• What the exercise asks
Your task is to transcribe all of the data below exactly, omitting the images.

• Information supplied
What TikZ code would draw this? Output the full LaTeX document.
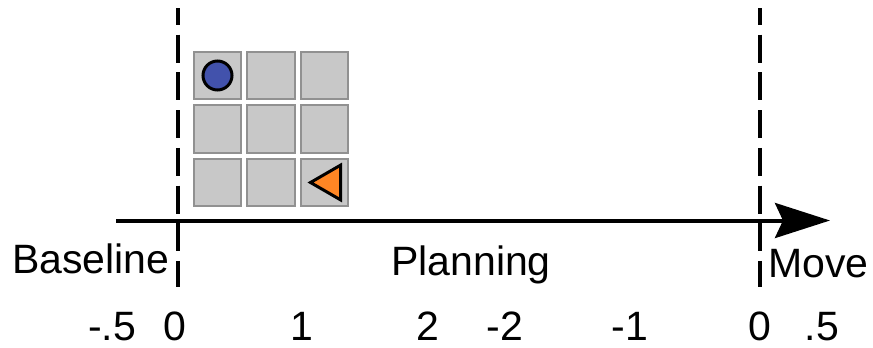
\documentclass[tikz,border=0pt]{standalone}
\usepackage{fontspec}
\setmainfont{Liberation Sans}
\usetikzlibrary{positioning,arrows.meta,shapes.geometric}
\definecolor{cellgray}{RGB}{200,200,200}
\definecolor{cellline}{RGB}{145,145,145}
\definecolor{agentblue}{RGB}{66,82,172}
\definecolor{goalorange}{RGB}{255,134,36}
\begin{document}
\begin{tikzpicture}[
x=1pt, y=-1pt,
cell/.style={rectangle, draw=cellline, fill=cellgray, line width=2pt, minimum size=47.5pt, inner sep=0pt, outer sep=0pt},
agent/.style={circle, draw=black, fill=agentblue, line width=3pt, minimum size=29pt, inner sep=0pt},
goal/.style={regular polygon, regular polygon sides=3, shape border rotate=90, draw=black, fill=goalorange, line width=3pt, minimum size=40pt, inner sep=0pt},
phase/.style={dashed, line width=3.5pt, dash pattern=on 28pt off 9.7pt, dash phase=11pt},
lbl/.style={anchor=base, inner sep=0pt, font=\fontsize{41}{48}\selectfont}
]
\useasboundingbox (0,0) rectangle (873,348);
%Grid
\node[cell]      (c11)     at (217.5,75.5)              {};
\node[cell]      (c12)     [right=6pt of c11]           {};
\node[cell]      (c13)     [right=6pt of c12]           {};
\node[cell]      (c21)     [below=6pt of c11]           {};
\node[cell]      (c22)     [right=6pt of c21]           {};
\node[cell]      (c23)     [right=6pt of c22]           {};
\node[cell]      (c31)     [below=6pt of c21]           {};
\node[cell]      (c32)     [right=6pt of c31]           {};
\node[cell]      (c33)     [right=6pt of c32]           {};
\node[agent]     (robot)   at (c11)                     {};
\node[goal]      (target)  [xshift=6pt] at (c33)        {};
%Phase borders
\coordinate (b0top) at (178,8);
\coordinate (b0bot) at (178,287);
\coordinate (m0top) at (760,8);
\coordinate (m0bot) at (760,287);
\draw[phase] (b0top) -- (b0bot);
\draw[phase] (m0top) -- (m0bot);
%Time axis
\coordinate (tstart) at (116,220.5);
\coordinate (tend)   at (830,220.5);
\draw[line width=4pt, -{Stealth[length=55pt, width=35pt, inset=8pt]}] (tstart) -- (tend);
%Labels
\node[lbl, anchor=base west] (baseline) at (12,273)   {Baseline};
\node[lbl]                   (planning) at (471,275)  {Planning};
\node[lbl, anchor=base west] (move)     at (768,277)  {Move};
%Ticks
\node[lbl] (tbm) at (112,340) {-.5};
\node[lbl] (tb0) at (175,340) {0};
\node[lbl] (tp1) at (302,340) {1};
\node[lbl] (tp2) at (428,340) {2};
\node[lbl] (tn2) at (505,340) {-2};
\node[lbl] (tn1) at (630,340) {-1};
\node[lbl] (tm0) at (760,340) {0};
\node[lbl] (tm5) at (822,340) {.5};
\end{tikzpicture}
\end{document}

• Solution for this exercise
What TikZ code would draw this? Output the full LaTeX document.
\documentclass[tikz,border=0pt]{standalone}
\usepackage{fontspec}
\setmainfont{Liberation Sans}
\usetikzlibrary{positioning,arrows.meta,shapes.geometric}
\definecolor{cellgray}{RGB}{200,200,200}
\definecolor{cellline}{RGB}{145,145,145}
\definecolor{agentblue}{RGB}{66,82,172}
\definecolor{goalorange}{RGB}{255,134,36}
\begin{document}
\begin{tikzpicture}[
x=1pt, y=-1pt,
cell/.style={rectangle, draw=cellline, fill=cellgray, line width=2pt, minimum size=47.5pt, inner sep=0pt, outer sep=0pt},
agent/.style={circle, draw=black, fill=agentblue, line width=3pt, minimum size=29pt, inner sep=0pt},
goal/.style={regular polygon, regular polygon sides=3, shape border rotate=90, draw=black, fill=goalorange, line width=3pt, minimum size=40pt, inner sep=0pt},
phase/.style={dashed, line width=3.5pt, dash pattern=on 28pt off 9.7pt, dash phase=11pt},
lbl/.style={anchor=base, inner sep=0pt, font=\fontsize{41}{48}\selectfont}
]
\useasboundingbox (0,0) rectangle (873,348);
%Grid
\node[cell]      (c11)     at (217.5,75.5)              {};
\node[cell]      (c12)     [right=6pt of c11]           {};
\node[cell]      (c13)     [right=6pt of c12]           {};
\node[cell]      (c21)     [below=6pt of c11]           {};
\node[cell]      (c22)     [right=6pt of c21]           {};
\node[cell]      (c23)     [right=6pt of c22]           {};
\node[cell]      (c31)     [below=6pt of c21]           {};
\node[cell]      (c32)     [right=6pt of c31]           {};
\node[cell]      (c33)     [right=6pt of c32]           {};
\node[agent]     (robot)   at (c11)                     {};
\node[goal]      (target)  [xshift=6pt] at (c33)        {};
%Phase borders
\coordinate (b0top) at (178,8);
\coordinate (b0bot) at (178,287);
\coordinate (m0top) at (760,8);
\coordinate (m0bot) at (760,287);
\draw[phase] (b0top) -- (b0bot);
\draw[phase] (m0top) -- (m0bot);
%Time axis
\coordinate (tstart) at (116,220.5);
\coordinate (tend)   at (830,220.5);
\draw[line width=4pt, -{Stealth[length=55pt, width=35pt, inset=8pt]}] (tstart) -- (tend);
%Labels
\node[lbl, anchor=base west] (baseline) at (12,273)   {Baseline};
\node[lbl]                   (planning) at (471,275)  {Planning};
\node[lbl, anchor=base west] (move)     at (768,277)  {Move};
%Ticks
\node[lbl] (tbm) at (112,340) {-.5};
\node[lbl] (tb0) at (175,340) {0};
\node[lbl] (tp1) at (302,340) {1};
\node[lbl] (tp2) at (428,340) {2};
\node[lbl] (tn2) at (505,340) {-2};
\node[lbl] (tn1) at (630,340) {-1};
\node[lbl] (tm0) at (760,340) {0};
\node[lbl] (tm5) at (822,340) {.5};
\end{tikzpicture}
\end{document}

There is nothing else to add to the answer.